Sur un autre registre, Karinthe, étudiante à l’université Amadou Ampathé Ba dénonce la qualité des fruits qui laisse parfois à désirer. « Les prix ont augmenté. Parfois on trouve des fruits qui ne sont pas de bonnes qualités dans le marché. On y met trop d’engrais. On voit rarement de produit naturel dans le marché », explique Karinth.
Contrairement à elles, Djibril Touré est un fidèle client des vendeurs de Sahm. Ce fruitarien connait bien les vertus des fruits. « Les fruits nous permettent de réguler le métabolisme pour pouvoir digérer les aliments qu’on mange au quotidien. Je trouve que les prix sont acceptables. Le pouvoir d’achat n’est pas aussi fameux. Mais par la grâce de Dieu, on essaye de le cumuler dans le régime alimentaire de la famille. Je suis venu payer un kilo de melon. J’adore ce fruit car il y a beaucoup d’eau, d’énergie et du sucre qui n’est pas nocif pour la santé ».
Ce n’est plus cette période grasse où les vendeurs de fruits et légumes se frottent les mains au quotidien. C’est toujours la même rengaine. « Les temps sont durs », à les en croire. Quelquefois les pertes sont incommensurables. Pour justifier la flambée des prix, Ibrahima Keita, rétorque qu’il n’y a pas de fumée sans feu.

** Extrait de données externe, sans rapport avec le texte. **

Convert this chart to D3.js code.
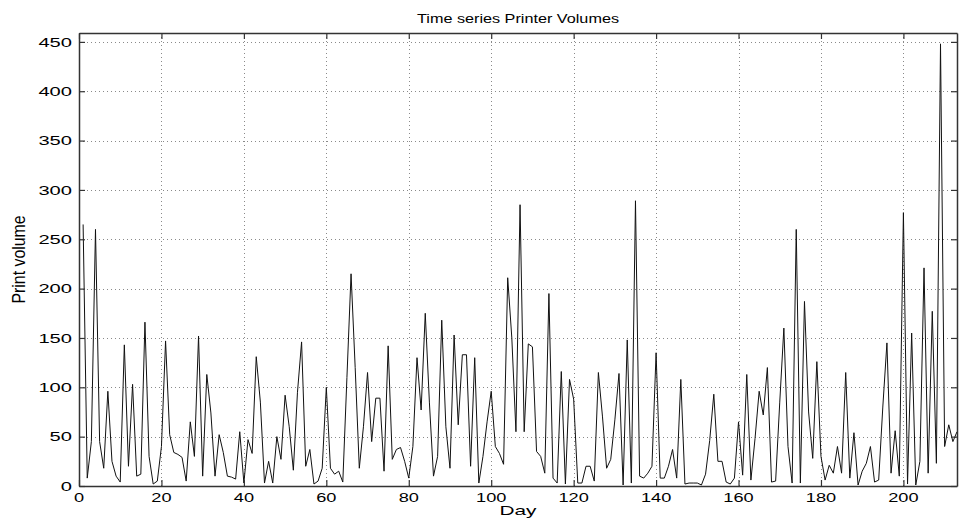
<!DOCTYPE html>
<html>
<head>
<meta charset="utf-8">
<script src="https://cdn.jsdelivr.net/npm/d3@7/dist/d3.min.js"></script>
<style>
  html, body { margin: 0; padding: 0; background: #fff; }
  svg { display: block; }
  text { font-family: "Liberation Sans", Arial, Helvetica, sans-serif; fill: #000; }
</style>
</head>
<body>
<script>
// ---- data (daily print volumes) ----
const volumes = [
  265, 8, 45, 260, 45, 18, 96, 25, 10, 4,
  143, 20, 103, 10, 12, 166, 30, 2, 5, 40,
  147, 52, 34, 32, 29, 5, 65, 30, 152, 10,
  113, 74, 10, 52, 34, 10, 9, 7, 55, 3,
  47, 33, 131, 85, 3, 25, 3, 50, 27, 92,
  60, 16, 95, 146, 20, 37, 2, 5, 18, 100,
  18, 12, 15, 4, 110, 215, 120, 18, 60, 115,
  45, 89, 89, 15, 142, 27, 37, 39, 25, 8,
  40, 130, 77, 175, 85, 10, 30, 168, 60, 18,
  153, 62, 133, 133, 20, 130, 3, 30, 65, 96,
  40, 33, 22, 211, 150, 55, 285, 55, 144, 141,
  35, 30, 13, 195, 8, 3, 116, 2, 108, 88,
  3, 3, 20, 20, 5, 115, 70, 18, 27, 67,
  114, 1, 148, 3, 289, 10, 8, 13, 20, 135,
  8, 8, 20, 37, 8, 108, 2, 3, 3, 3,
  1, 12, 46, 93, 25, 25, 4, 2, 8, 65,
  11, 113, 6, 48, 96, 72, 120, 4, 5, 85,
  160, 40, 3, 260, 3, 187, 75, 28, 126, 30,
  6, 21, 13, 40, 13, 115, 8, 54, 1, 15,
  23, 40, 4, 6, 80, 145, 13, 56, 10, 277,
  2, 155, 1, 25, 221, 13, 177, 23, 448, 40,
  62, 45, 55
];
const firstDay = 1;
const xTicks = [0, 20, 40, 60, 80, 100, 120, 140, 160, 180, 200];
const yTicks = [0, 50, 100, 150, 200, 250, 300, 350, 400, 450];
const xDomain = [0, 213];
const yDomain = [0, 459];
const titleText = "Time series Printer Volumes";
const xLabelText = "Day";
const yLabelText = "Print volume";

// ---- layout ----
const W = 962, H = 519;
const L = 79, R = 957, T = 33, B = 486;

const svg = d3.select("body").append("svg").attr("width", W).attr("height", H);

const x = d3.scaleLinear().domain(xDomain).range([L, R]);
const y = d3.scaleLinear().domain(yDomain).range([B, T]);

const data = volumes.map((v, i) => ({ day: firstDay + i, v }));

// grid
const grid = svg.append("g").attr("stroke", "#8a8a8a").attr("stroke-width", 1)
  .attr("stroke-dasharray", "1,3").attr("shape-rendering", "crispEdges");
grid.selectAll("line.gx").data(xTicks.filter(d => d > xDomain[0])).enter().append("line")
  .attr("x1", d => Math.round(x(d)) + 0.5).attr("x2", d => Math.round(x(d)) + 0.5)
  .attr("y1", T).attr("y2", B);
grid.selectAll("line.gy").data(yTicks.filter(d => d > yDomain[0])).enter().append("line")
  .attr("x1", L).attr("x2", R)
  .attr("y1", d => Math.round(y(d)) + 0.5).attr("y2", d => Math.round(y(d)) + 0.5);

// data line
const line = d3.line().x(d => x(d.day)).y(d => y(d.v));
svg.append("path").datum(data).attr("d", line)
  .attr("fill", "none").attr("stroke", "#111").attr("stroke-width", 1)
  .attr("stroke-linejoin", "miter");

// axes (ticks inside, box on)
const tickLen = 6;
const axB = svg.append("g").attr("transform", `translate(0,${B})`)
  .call(d3.axisBottom(x).tickValues(xTicks).tickSizeInner(-tickLen).tickSizeOuter(0).tickFormat(() => ""));
const axT = svg.append("g").attr("transform", `translate(0,${T})`)
  .call(d3.axisTop(x).tickValues(xTicks).tickSizeInner(-tickLen).tickSizeOuter(0).tickFormat(() => ""));
const axL = svg.append("g").attr("transform", `translate(${L},0)`)
  .call(d3.axisLeft(y).tickValues(yTicks).tickSizeInner(-tickLen).tickSizeOuter(0).tickFormat(() => ""));
const axR = svg.append("g").attr("transform", `translate(${R},0)`)
  .call(d3.axisRight(y).tickValues(yTicks).tickSizeInner(-tickLen).tickSizeOuter(0).tickFormat(() => ""));
[axB, axT, axL, axR].forEach(g => {
  g.selectAll(".domain").attr("stroke", "#333").attr("stroke-width", 1.5);
  g.selectAll(".tick line").attr("stroke", "#333").attr("stroke-width", 1.2);
});

// tick labels (stretched horizontally like the reference)
svg.append("g").selectAll("text").data(yTicks).enter().append("text")
  .attr("transform", d => `translate(72,${y(d) + 4.8}) scale(1.55,1)`)
  .attr("text-anchor", "end").attr("font-size", 13)
  .text(d => d);
svg.append("g").selectAll("text").data(xTicks).enter().append("text")
  .attr("transform", d => `translate(${x(d)},502) scale(1.4,1)`)
  .attr("text-anchor", "middle").attr("font-size", 13)
  .text(d => d);

// title and axis labels
svg.append("text").attr("x", (L + R) / 2).attr("y", 23)
  .attr("text-anchor", "middle").attr("font-size", 12.5)
  .attr("textLength", 202).attr("lengthAdjust", "spacingAndGlyphs")
  .text(titleText);
svg.append("text").attr("x", (L + R) / 2).attr("y", 515)
  .attr("text-anchor", "middle").attr("font-size", 13)
  .attr("textLength", 37).attr("lengthAdjust", "spacingAndGlyphs")
  .text(xLabelText);
svg.append("text")
  .attr("transform", `translate(25,${(T + B) / 2}) rotate(-90) scale(1,1.3)`)
  .attr("text-anchor", "middle").attr("font-size", 14)
  .attr("textLength", 88).attr("lengthAdjust", "spacingAndGlyphs")
  .text(yLabelText);
</script>
</body>
</html>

« Les choses marchent petit à petit. Nous achetons pour revendre, mais parfois nous subissons de grosses pertes. Il arrive que tu payes un sac d’orange. Une grande quantité est gâtée. En payant le sac, tu ne l’ouvres pas. », lance désespérément le cinquantenaire. Poussant son chariot d’orange, il s’en va à la quête de clients.